Marek Osinski

Photo: Marek Osinski

OSE Co-Chair

Distinguished Professor

ECE
Physics and Astronomy
CHTM

Email: 
osinski@chtm.unm.edu
Phone: 
505.272.7812
Personal website

Ph.D., 1979, Polish Academy of Sciences

Profile

Single-photon sources and Detectors
Quantum Photonic Integrated Circuits 
Semiconductor Ring Lasers
Injection Locking

Bio

Marek Osiński is a Distinguished Professor in the Department of Electrical & Computer Engineering (ECE) at the University of New Mexico (UNM). He holds joint professorships with UNM’s Departments of Physics & Astronomy, Computer Science, and Nuclear Engineering. He is also a core member of the Center for High Technology Materials (CHTM) at UNM. He received the M.Sc. degree in theoretical physics from Warsaw University, Warsaw, Poland, and the Ph.D. degree in physical sciences from the Institute of Physics of the Polish Academy of Sciences (PASc), Warsaw. He is also affiliated with UNM’s Comprehensive Cancer Center, Center for Emerging Energy Technologies, and Center for Biomedical Engineering, and actively participates in interdisciplinary graduate programs in Optical Science & Engineering (OSE) and Nanoscience & Microsystems Engineering (NMSE). He currently serves as the ECE Co-Chair of the OSE graduate program. His main current research interests include single-photon sources and detectors, quantum photonic integrated circuits, semiconductor ring lasers, injection locking, photonic crystals, laser cooling, monolithically integrated optoelectronic circuits, comprehensive simulation of optoelectronic devices, memristors, neuromorphic computing, synthesis and characterization of colloidal nanocrystals, nanoscintillators, nanophosphors, and effects of radiation on optoelectronic devices.
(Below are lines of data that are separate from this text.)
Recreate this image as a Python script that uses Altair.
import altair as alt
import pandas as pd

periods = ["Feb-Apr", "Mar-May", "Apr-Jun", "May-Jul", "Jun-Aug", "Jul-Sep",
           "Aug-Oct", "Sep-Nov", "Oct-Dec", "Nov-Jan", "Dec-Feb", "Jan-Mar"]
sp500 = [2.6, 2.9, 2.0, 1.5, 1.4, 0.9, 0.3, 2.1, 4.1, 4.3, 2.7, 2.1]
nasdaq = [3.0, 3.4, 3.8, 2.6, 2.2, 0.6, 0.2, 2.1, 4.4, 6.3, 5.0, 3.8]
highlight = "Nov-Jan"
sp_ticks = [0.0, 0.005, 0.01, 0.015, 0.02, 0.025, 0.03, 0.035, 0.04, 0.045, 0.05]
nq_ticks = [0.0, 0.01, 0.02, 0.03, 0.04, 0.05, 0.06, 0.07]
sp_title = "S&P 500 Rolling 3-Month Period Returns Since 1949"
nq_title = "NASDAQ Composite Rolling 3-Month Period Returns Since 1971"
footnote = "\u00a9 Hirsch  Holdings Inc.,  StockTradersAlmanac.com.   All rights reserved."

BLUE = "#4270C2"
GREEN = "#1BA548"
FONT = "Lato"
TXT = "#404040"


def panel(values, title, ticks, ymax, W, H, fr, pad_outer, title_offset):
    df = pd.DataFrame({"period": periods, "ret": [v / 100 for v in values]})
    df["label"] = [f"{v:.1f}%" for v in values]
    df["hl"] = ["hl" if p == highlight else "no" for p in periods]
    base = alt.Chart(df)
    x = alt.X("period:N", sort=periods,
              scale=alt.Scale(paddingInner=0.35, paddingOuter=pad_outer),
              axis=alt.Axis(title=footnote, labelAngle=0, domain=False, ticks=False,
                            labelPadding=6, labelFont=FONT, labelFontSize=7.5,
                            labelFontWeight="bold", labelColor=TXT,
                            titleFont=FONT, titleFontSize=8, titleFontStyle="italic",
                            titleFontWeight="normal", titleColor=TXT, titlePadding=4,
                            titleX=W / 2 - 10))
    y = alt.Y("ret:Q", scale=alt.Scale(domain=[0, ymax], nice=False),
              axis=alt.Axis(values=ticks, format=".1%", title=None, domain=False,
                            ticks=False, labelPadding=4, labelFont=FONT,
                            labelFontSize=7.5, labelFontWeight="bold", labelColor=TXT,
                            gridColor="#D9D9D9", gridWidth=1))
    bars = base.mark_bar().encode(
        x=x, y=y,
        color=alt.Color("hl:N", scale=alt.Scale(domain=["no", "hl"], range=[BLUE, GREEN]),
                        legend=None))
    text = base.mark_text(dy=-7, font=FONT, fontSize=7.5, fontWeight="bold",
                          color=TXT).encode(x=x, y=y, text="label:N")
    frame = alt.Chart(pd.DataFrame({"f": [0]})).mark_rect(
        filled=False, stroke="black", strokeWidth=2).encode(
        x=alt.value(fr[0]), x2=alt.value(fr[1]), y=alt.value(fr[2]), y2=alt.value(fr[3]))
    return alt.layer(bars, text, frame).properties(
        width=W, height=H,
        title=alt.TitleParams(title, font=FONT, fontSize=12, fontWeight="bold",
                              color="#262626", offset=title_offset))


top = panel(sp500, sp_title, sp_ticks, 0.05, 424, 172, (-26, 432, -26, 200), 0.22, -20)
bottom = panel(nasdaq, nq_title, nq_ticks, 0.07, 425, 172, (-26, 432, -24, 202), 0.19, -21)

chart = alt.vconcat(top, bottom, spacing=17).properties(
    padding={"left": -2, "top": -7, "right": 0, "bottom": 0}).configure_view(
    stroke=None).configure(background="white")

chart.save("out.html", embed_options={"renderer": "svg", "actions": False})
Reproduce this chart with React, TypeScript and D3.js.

 Dr. Osiński is a Life Fellow of IEEE (’18), IEEE Photonics Society, and IEEE Engineering in Medicine and Biology Society, as well as Fellow of the International Society for Optical Engineering (SPIE) (‘02) and Fellow of the Optical Society of America (’03). He has authored or co-authored over 590 technical papers, 7 book chapters, and 26 patents. He also co-edited 32 books of SPIE conference proceedings on Physics and Simulation of Optoelectronic Devices and 26 other SPIE volumes in the fields of advanced high-power lasers, optoelectronics, nano-biophotonics, and colloidal nanoparticles for biomedical applications. From 1992 until 2003, he served as North American Editor of Progress in Quantum Electronics. From 2012 till 2017, he served as Associate Editor of IEEE Photonics Journal. Currently, he serves as Director of the National Quantum Virtual Laboratory program on Quantum Computing Applications of Photonics, supported by the National Science Foundation (NSF).